Today I did one of the hardest things I’ve done in a long time. I stopped reading a manuscript I was beta reading, and sent a lengthy email to the writer about why I didn’t like it and that I couldn’t keep reading.
In my opinion, the manuscript was virtually unreadable. I won’t go into any details about why, as I don’t want to risk revealing, in any way, who the writer is. I gave it my best (when I critique, I go line by line, and put comments throughout the entire text as I read) and gave up when I reached the halfway point.
I felt like my crit was going from something meaningful, into just comment after comment of what I didn’t like. I was starting to be concerned that it was degrading into something that couldn’t possibly be helpful. And I just was not enjoying reading or critiquing at all (both of which I love).
As writers, we say many things are difficult. The writing itself, uncovering our plot, making believable characters, editing, line editing, revising, rewriting, query, synopsis, self promotion; the list goes on. For myself, as a writer, this is one of the hardest things I’ve had to do yet. I thought editing was hard until writing this email today, re-reading it about six times, waiting a few hours, reading it again, and then finally hitting send a few minutes ago.
I’ve always believed in brutal honesty as a critiquer. Your best friend can tell you everything is perfect; when I read, I’m going to tell what I think – in my humble, and what I like to think is a semi-educated opinion. Most of the time it includes the good with the bad.
Having to quit reading just sucked in itself – I know none of us as writers are quitters in any scope of the word. But writing a letter where I had virtually nothing positive to say, was horrible. Still, it was the truth. At halfway through, there was nothing left to make me keep going, and the problems were just too immense for me to ignore them for the story (which, in itself, had flaws as well).
Despite how hard this was for me – not to mention how upset the writer is going to be hearing the words such as “complete rewrite” and “unlikable characters” – I’m standing by my choice.
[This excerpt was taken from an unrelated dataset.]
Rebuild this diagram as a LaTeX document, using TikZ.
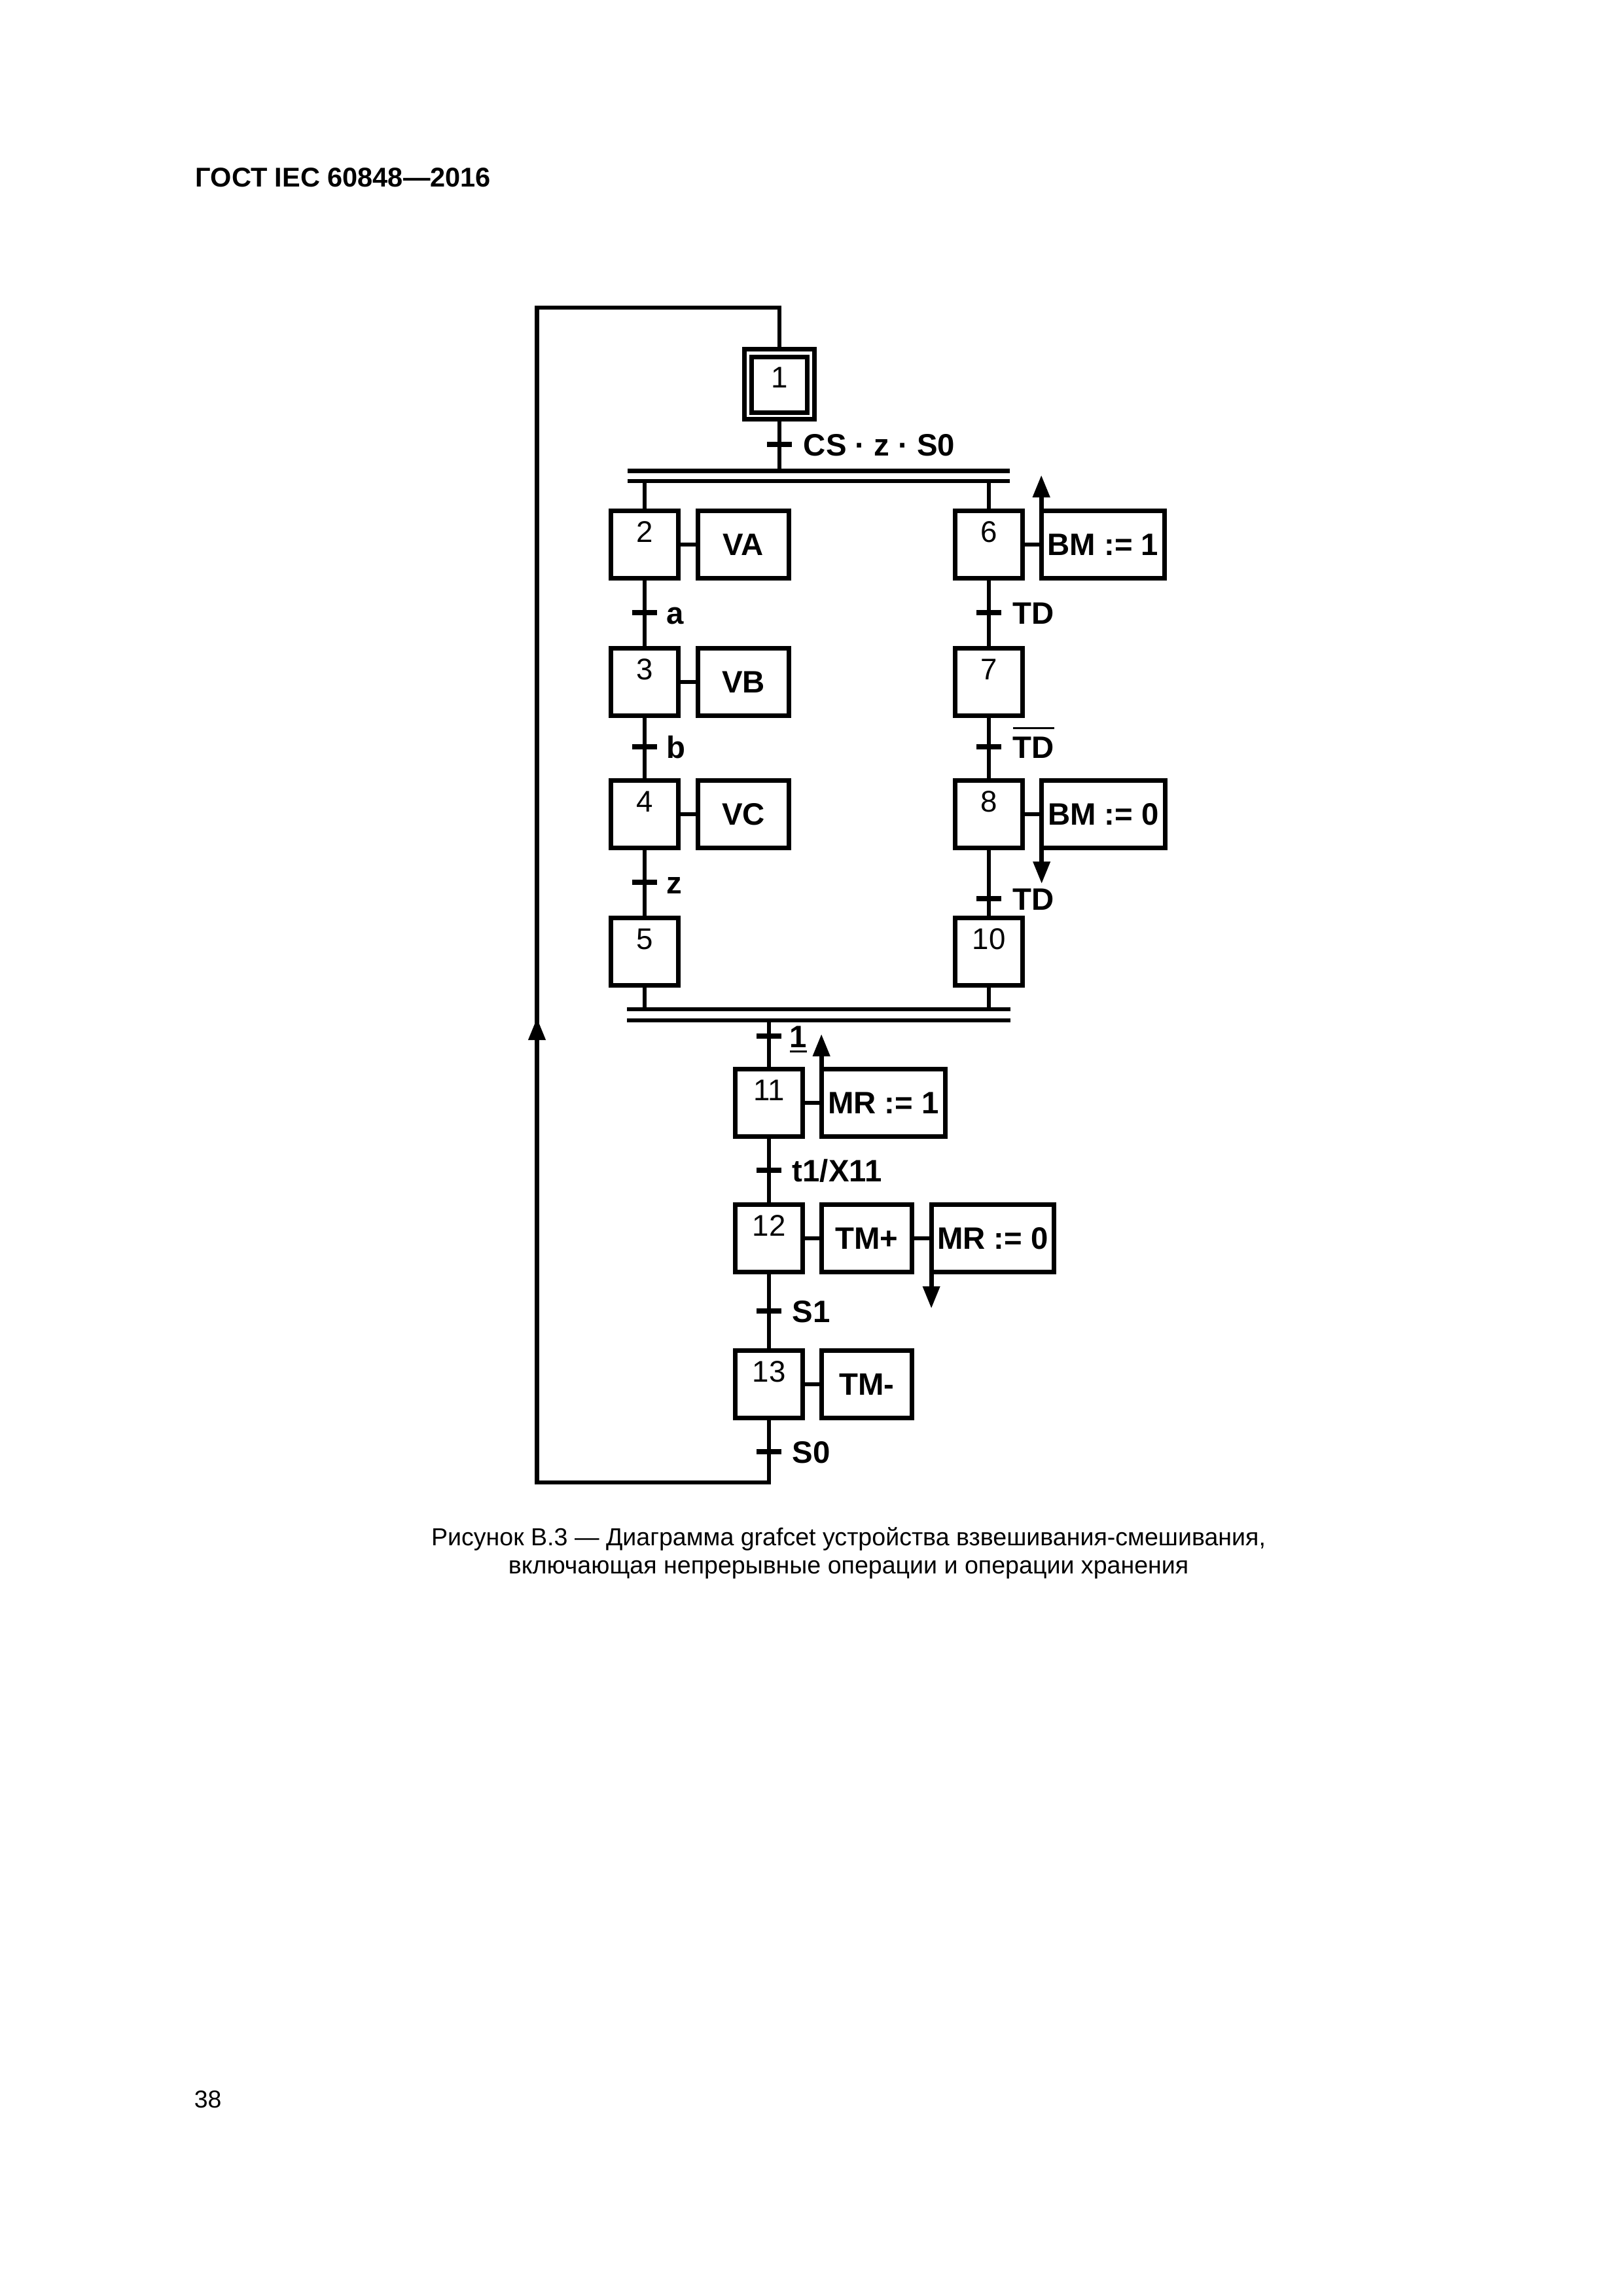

And I’m confident, for the most part, that even if what I had to say hurts, that I said it in a way that wasn’t hurtful.
We owe it to each other, as writers and as people who swap critiques via email, on our blogs, and in our writers groups, virtually or otherwise, to be honest above all else.
Thanks to everyone who emailed me to beta read my chapters. I’m looking forward to your honesty. And thank you to anyone else who has ever read my work and given feedback – the good, the bad, and the stuff I certainly didn’t enjoy hearing.
Tough skin, fellow writers, is the name of the game – even if we keep our soft and squishy middles. Know that even the critiques that sting come from the heart and the best of intentions.